Judge Matthew Kacsmaryk of the U.S. District Court for the Northern District of Texas has struck down guidelines by the U.S. Equal Employment Opportunity Commission designed to protect against workplace harassment based on gender identity and sexual orientation.

The EEOC in April 2024 updated its guidelines to comply with the U.S. Supreme Court’s ruling in Bostock v. Clayton County (2020), which determined that discrimination against transgender people constituted sex-based discrimination as proscribed under Title VII of the Civil Rights Act of 1964.

To ensure compliance with the law, the agency recommended that employers honor their employees’ preferred pronouns while granting them access to bathrooms and allowing them to wear dress code-compliant clothing that aligns with their gender identities.

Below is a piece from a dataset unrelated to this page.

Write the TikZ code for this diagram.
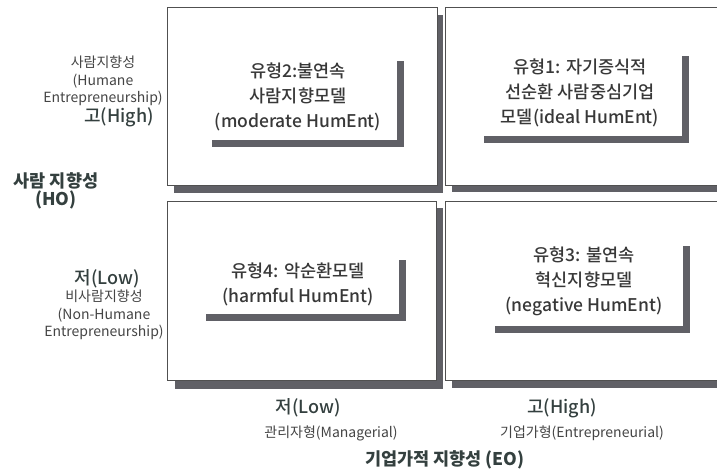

While the the guidelines are not legally binding, Kacsmaryk ruled that their issuance created “mandatory standards” exceeding the EEOC’s statutory authority that were “inconsistent with the text, history, and tradition of Title VII and recent Supreme Court precedent.”

“Title VII does not require employers or courts to blind themselves to the biological differences between men and women,” he wrote in the opinion.

The case, which was brought by the conservative think tank behind Project 2025, the Heritage Foundation, presents the greatest setback for LGBTQ inclusive workplace protections since President Donald Trump’s issuance of an executive order on the first day of his second term directing U.S. federal agencies to recognize only two genders as determined by birth sex.

Last month, top Democrats from both chambers of Congress reintroduced the Equality Act, which would codify LGBTQ-inclusive protections against discrimination into federal law, covering employment as well as areas like housing and jury service.